Authors: Daniel Fuller*, Memorial University of Newfoundland, Rui Zhang, University of Saskatchewan, Meghan Winters, Simon Fraser University, Yan Kestens, Universte de Montreal, Kevin G Stanley, University of Saskatchewan
Topics: Geographic Information Science and Systems, Spatial Analysis & Modeling, Geography and Urban Health
Keywords: spatial features, machine learning, global positioning systems, wearable devices, smartphones
Session Type: Paper
Start / End Time: 8:00 AM / 9:40 AM
Room: Congressional A, Omni, West
Presentation File: No File Uploaded
Purpose Collection of global positioning system (GPS) data from wearable devices, including smartphones, is increasingly common. Machine learning has considerable promise to better understand GPS data in many research areas. However, a standard feature set for GPS data has not been developed. The purpose of our work is to propose an early step in the development of a standard feature set for GPS data to distinguish and equate datasets with known demographic and geographic differences or similarities. Methods We used data from multiple GPS studies involving human participants, including the Saskatchewan Human Ethology Datasets (SHED) conducted in Saskatoon, Saskatchewan, and the Interventions, Research, and Action in Cities Team (INTERACT) studies, conducted in Victoria, Vancouver, Saskatoon, and Montreal.

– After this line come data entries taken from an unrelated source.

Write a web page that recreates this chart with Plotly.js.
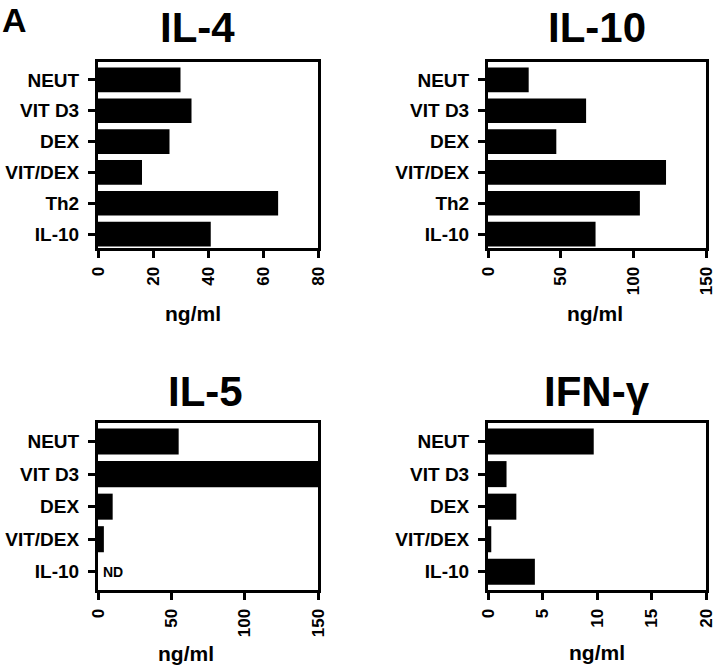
<!DOCTYPE html>
<html>
<head>
<meta charset="utf-8">
<script src="https://cdn.plot.ly/plotly-3.0.1.min.js"></script>
<style>html,body{margin:0;padding:0;background:#fff;}#chart{width:720px;height:669px;}</style>
</head>
<body>
<div id="chart"></div>
<script>
var cats6 = ['NEUT', 'VIT D3', 'DEX', 'VIT/DEX', 'Th2', 'IL-10'];
var cats5 = ['NEUT', 'VIT D3', 'DEX', 'VIT/DEX', 'IL-10'];
var il4Values = [30, 34, 26, 16, 65.5, 41];
var il10Values = [28, 67.5, 47, 122.5, 104.5, 74];
var il5Values = [55, 150, 10, 4, 0];
var ifngValues = [9.7, 1.7, 2.6, 0.3, 4.3];
var panelTitles = ['IL-4', 'IL-10', 'IL-5', 'IFN-γ'];
var xTicks4 = [0, 20, 40, 60, 80];
var xTicks10 = [0, 50, 100, 150];
var xTicks5 = [0, 50, 100, 150];
var xTicksG = [0, 5, 10, 15, 20];
var unitLabel = 'ng/ml';
var ndLabel = 'ND';

var FONT = 'Liberation Sans, Arial, Helvetica, sans-serif';

function bar(x, y, xa, ya) {
  return {type: 'bar', orientation: 'h', x: x, y: y, xaxis: xa, yaxis: ya,
          marker: {color: '#000', line: {width: 0}}, hoverinfo: 'skip', showlegend: false};
}

var data = [
  bar(il4Values, cats6, 'x', 'y'),
  bar(il10Values, cats6, 'x2', 'y2'),
  bar(il5Values, cats5, 'x3', 'y3'),
  bar(ifngValues, cats5, 'x4', 'y4')
];

function xax(domain, anchor, range, ticks) {
  return {domain: domain, anchor: anchor, range: range, tickvals: ticks, ticktext: ticks.map(String),
          tickangle: -90, ticks: 'outside', ticklen: 7, tickwidth: 3, tickcolor: '#000',
          showline: true, linewidth: 3, linecolor: '#000', mirror: true, showgrid: false, zeroline: false,
          ticklabelstandoff: 2,
          tickfont: {family: FONT, size: 17, weight: 'bold', color: '#000'}, fixedrange: true};
}
function yax(domain, anchor, cats, range) {
  return {domain: domain, anchor: anchor, type: 'category', categoryorder: 'array', categoryarray: cats,
          range: range, ticks: 'outside', ticklen: 7, tickwidth: 3, tickcolor: '#000',
          showline: true, linewidth: 3, linecolor: '#000', mirror: true, showgrid: false, zeroline: false,
          ticklabelstandoff: 5,
          tickfont: {family: FONT, size: 19, weight: 'bold', color: '#000'}, fixedrange: true};
}

var W = 720, H = 669;
function px(v) { return v / W; }
function py(v) { return 1 - v / H; }

var topDom = [py(248), py(62)];
var botDom = [py(590), py(423)];
var leftDom = [px(98), px(318)];
var rightDom = [px(488), px(706)];

function ann(text, x, y, size, xanchor) {
  return {text: text, x: px(x), y: py(y), xref: 'paper', yref: 'paper', showarrow: false,
          xanchor: xanchor || 'center', yanchor: 'middle',
          font: {family: FONT, size: size, weight: 'bold', color: '#000'}};
}

var layout = {
  width: W, height: H, margin: {l: 0, r: 0, t: 0, b: 0},
  paper_bgcolor: '#fff', plot_bgcolor: '#fff', bargap: 0.2,
  xaxis: xax(leftDom, 'y', [0, 80], xTicks4),
  yaxis: yax(topDom, 'x', cats6, [5.45, -0.58]),
  xaxis2: xax(rightDom, 'y2', [0, 150], xTicks10),
  yaxis2: yax(topDom, 'x2', cats6, [5.45, -0.58]),
  xaxis3: xax(leftDom, 'y3', [0, 150], xTicks5),
  yaxis3: yax(botDom, 'x3', cats5, [4.56, -0.57]),
  xaxis4: xax(rightDom, 'y4', [0, 20], xTicksG),
  yaxis4: yax(botDom, 'x4', cats5, [4.56, -0.57]),
  annotations: [
    ann('A', 0, 20, 34, 'left'),
    ann(panelTitles[0], 197, 28, 42),
    ann(panelTitles[1], 597, 28, 42),
    ann(panelTitles[2], 205, 392, 42),
    ann(panelTitles[3], 597, 392, 42),
    ann(unitLabel, 193, 313, 21),
    ann(unitLabel, 595, 313, 21),
    ann(unitLabel, 186, 653, 21),
    ann(unitLabel, 597, 652, 21),
    {text: ndLabel, x: 0, y: 'IL-10', xref: 'x3', yref: 'y3', showarrow: false, xanchor: 'left', yanchor: 'middle',
     xshift: 3, font: {family: FONT, size: 14, weight: 'bold', color: '#000'}}
  ]
};

Plotly.newPlot('chart', data, layout, {staticPlot: true, displayModeBar: false});
</script>
</body>
</html>
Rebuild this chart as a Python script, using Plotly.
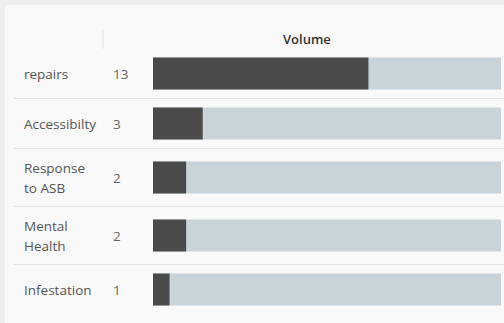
import plotly.graph_objects as go

# ---- data ----
categories = ["repairs", "Accessibilty", "Response<br>to ASB", "Mental<br>Health", "Infestation"]
volumes = [13, 3, 2, 2, 1]
track_total = 21
header = "Volume"

# ---- layout helpers (pixels) ----
W, H = 504, 323
plot_left, plot_right = 153, 501
plot_top, plot_bottom = 48, 316
pw = plot_right - plot_left
ph = plot_bottom - plot_top
line_gap = 20

def px_x(x):
    return (x - plot_left) / pw

def px_y(y):
    return 1 - (y - plot_top) / ph

row_h = [58 if "<br>" in c else 50 for c in categories]
centers, bounds = [], []
acc = 0.5
for h in row_h:
    centers.append(acc + h / 2)
    acc += h
    bounds.append(acc)

dark = "#4a4a4a"
light = "#c9d3da"
font = "Open Sans"

fig = go.Figure()
fig.add_trace(go.Bar(x=[track_total] * len(categories), y=centers, orientation="h",
                     width=32, marker=dict(color=light, line=dict(width=0)), hoverinfo="skip"))
fig.add_trace(go.Bar(x=volumes, y=centers, orientation="h",
                     width=32, marker=dict(color=dark, line=dict(width=0)), hoverinfo="skip"))

shapes = [
    dict(type="rect", xref="paper", yref="paper", x0=px_x(5), x1=px_x(510), y0=px_y(5), y1=px_y(330),
         fillcolor="#f9f9f9", line=dict(width=0), layer="below"),
    dict(type="line", xref="paper", yref="paper", x0=px_x(103), x1=px_x(103), y0=px_y(30), y1=px_y(49),
         line=dict(color="#e6e6e6", width=1)),
]
for b in bounds[:-1]:
    shapes.append(dict(type="line", xref="paper", yref="y", x0=px_x(14), x1=px_x(505), y0=b, y1=b,
                       line=dict(color="#e3e3e3", width=1), layer="below"))

annotations = [dict(text=header, xref="paper", yref="paper", x=px_x(307), y=px_y(39),
                    xanchor="center", yanchor="middle", showarrow=False,
                    font=dict(family=font, size=13, color="#333333", weight=600))]
for c, v, yc in zip(categories, volumes, centers):
    lines = c.split("<br>")
    n = len(lines)
    for i, ln in enumerate(lines):
        annotations.append(dict(text=ln, xref="paper", yref="y", x=px_x(22),
                                y=yc + (i - (n - 1) / 2) * line_gap, xanchor="left",
                                yanchor="middle", align="left", showarrow=False,
                                font=dict(family=font, size=13.5, color="#555555")))
    annotations.append(dict(text=str(v), xref="paper", yref="y", x=px_x(111), y=yc, xanchor="left",
                            yanchor="middle", showarrow=False,
                            font=dict(family=font, size=13.5, color="#666666")))

fig.update_layout(
    width=W, height=H,
    margin=dict(l=plot_left, r=W - plot_right, t=plot_top, b=H - plot_bottom, pad=0),
    paper_bgcolor="#eeeeee", plot_bgcolor="rgba(0,0,0,0)",
    barmode="overlay", showlegend=False,
    xaxis=dict(range=[0, track_total], visible=False, fixedrange=True),
    yaxis=dict(range=[ph, 0], visible=False, fixedrange=True),
    shapes=shapes, annotations=annotations,
)
fig.write_html("out.html", config=dict(displayModeBar=False),
               post_script="document.body.style.margin='0';document.body.style.overflow='hidden';")
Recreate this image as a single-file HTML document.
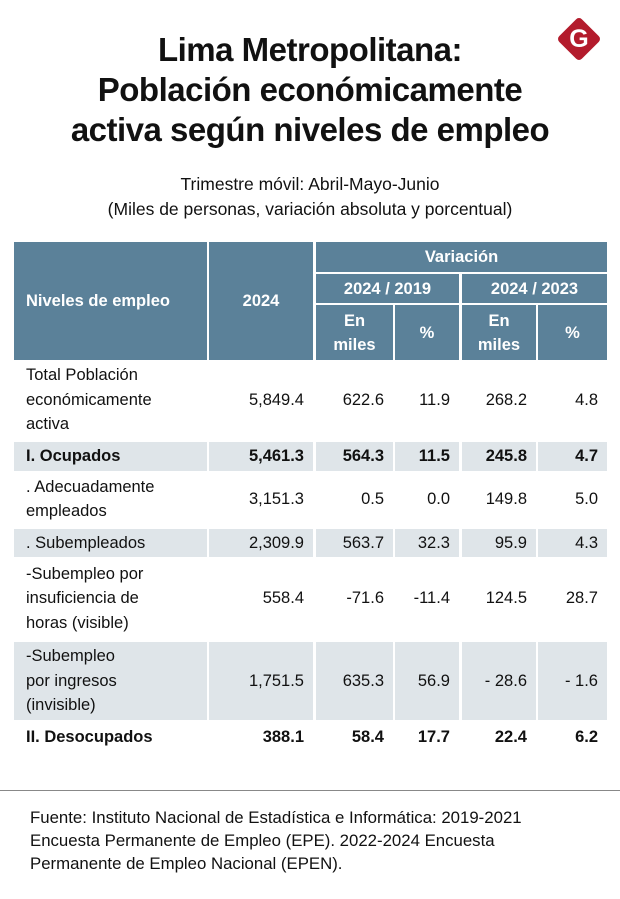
<!DOCTYPE html>
<html><head><meta charset="utf-8"><style>
body{margin:0;width:620px;height:899px;background:#fff;position:relative;overflow:hidden;font-family:"Liberation Sans",sans-serif;color:#111}
.a{position:absolute}
.t{left:0;width:620px;text-align:center;font-weight:bold;font-size:33px;line-height:40px;top:30px;letter-spacing:-0.5px}
.sub{left:0;width:620px;text-align:center;font-size:17.5px;line-height:25px;top:172px}
.h{background:#5b8199;color:#fff;font-weight:bold;font-size:16.5px;display:flex;align-items:center;justify-content:center;text-align:center;line-height:24px}
.c{display:flex;align-items:center;font-size:16.5px;line-height:24.5px;box-sizing:border-box}
.g{background:#dfe5e9}
.b{font-weight:bold}
.r{justify-content:flex-end;padding-right:9px}
.l{padding-left:12px}
.src{left:30px;top:806px;font-size:16.8px;line-height:23px;width:540px}
</style></head><body>
<div class="a t">Lima Metropolitana:<br>Población económicamente<br>activa según niveles de empleo</div>
<div class="a" style="left:563px;top:23px;width:32px;height:32px;background:#b31b2c;transform:rotate(45deg);border-radius:4px"></div>
<div class="a" style="left:563px;top:23px;width:32px;text-align:center;color:#fff;font-weight:bold;font-size:25px;line-height:32px">G</div>
<div class="a sub">Trimestre móvil: Abril-Mayo-Junio<br>(Miles de personas, variación absoluta y porcentual)</div>
<div id="tbl"></div>
<div class="a" style="left:0;top:790px;width:620px;height:1px;background:#888"></div>
<div class="a src">Fuente: Instituto Nacional de Estadística e Informática: 2019-2021<br>Encuesta Permanente de Empleo (EPE). 2022-2024 Encuesta<br>Permanente de Empleo Nacional (EPEN).</div>
<script>
const labels=["Total Población<br>económicamente<br>activa","I. Ocupados",". Adecuadamente<br>empleados",". Subempleados","-Subempleo por<br>insuficiencia de<br>horas (visible)","-Subempleo<br>por ingresos<br>(invisible)","II. Desocupados"];
const v2024=["5,849.4","5,461.3","3,151.3","2,309.9","558.4","1,751.5","388.1"];
const var19=["622.6","564.3","0.5","563.7","-71.6","635.3","58.4"];
const pct19=["11.9","11.5","0.0","32.3","-11.4","56.9","17.7"];
const var23=["268.2","245.8","149.8","95.9","124.5","- 28.6","22.4"];
const pct23=["4.8","4.7","5.0","4.3","28.7","- 1.6","6.2"];
const bold=[0,1,0,0,0,0,1];
const cols=[[14,193],[209,104],[316,77],[395,64],[462,74],[538,69]];
const rowsY=[[360,80],[442,29],[471,56],[529,28],[557,83],[642,78],[720,34]];
const shaded=[0,1,0,1,0,1,0];
const T=document.getElementById('tbl');
function cell(x,y,w,h,cls,html,name){const d=document.createElement('div');d.className='a '+cls;d.style.cssText=`left:${x}px;top:${y}px;width:${w}px;height:${h}px`;d.innerHTML=html;


T.appendChild(d);}
cell(14,242,193,118,'h','<span style="text-align:left;width:100%;padding-left:12px">Niveles de empleo</span>','header-niveles');
cell(209,242,104,118,'h','2024','header-2024');
cell(316,242,291,30,'h','Variación','header-variacion');
cell(316,274,143,29,'h','2024 / 2019','header-2024-2019');
cell(462,274,145,29,'h','2024 / 2023','header-2024-2023');
cell(316,305,77,55,'h','En<br>miles','header-en-miles-2019');
cell(395,305,64,55,'h','%','header-pct-2019');
cell(462,305,74,55,'h','En<br>miles','header-en-miles-2023');
cell(538,305,69,55,'h','%','header-pct-2023');
const series=[v2024,var19,pct19,var23,pct23];
const names=['v2024','var-2019','pct-2019','var-2023','pct-2023'];
labels.forEach((lab,i)=>{const [y,h]=rowsY[i];const g=shaded[i]?' g':'';const b=bold[i]?' b':'';
cell(cols[0][0],y,cols[0][1],h,'c l'+g+b,lab,'row-label-'+i);
series.forEach((s,j)=>{const [x,w]=cols[j+1];cell(x,y,w,h,'c r'+g+b,s[i],'cell-'+names[j]+'-'+i);});});
</script>
</body></html>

We build on our previous work and test newly developed features. We developed or applied three new features; convex hull with dwell time thresholds, scale independent entropy, and daily path mobility with multiple buffer sizes. We also tested three previously developed features; convex hull, entropy, and fractal dimension. We applied the features to the datasets and conducted statistical tests to determine the relationship between the features, whether the features could distinguish or equate datasets, and whether the features could discriminate different sociodemographic groups. Conclusions Our results suggest that our previous and newly developed features are able to distinguish and equate datasets and discriminate different sociodemographic groups. Interestingly, we show a strong correlation between the volume of the convex hull and the fractal dimension of the GPS traces.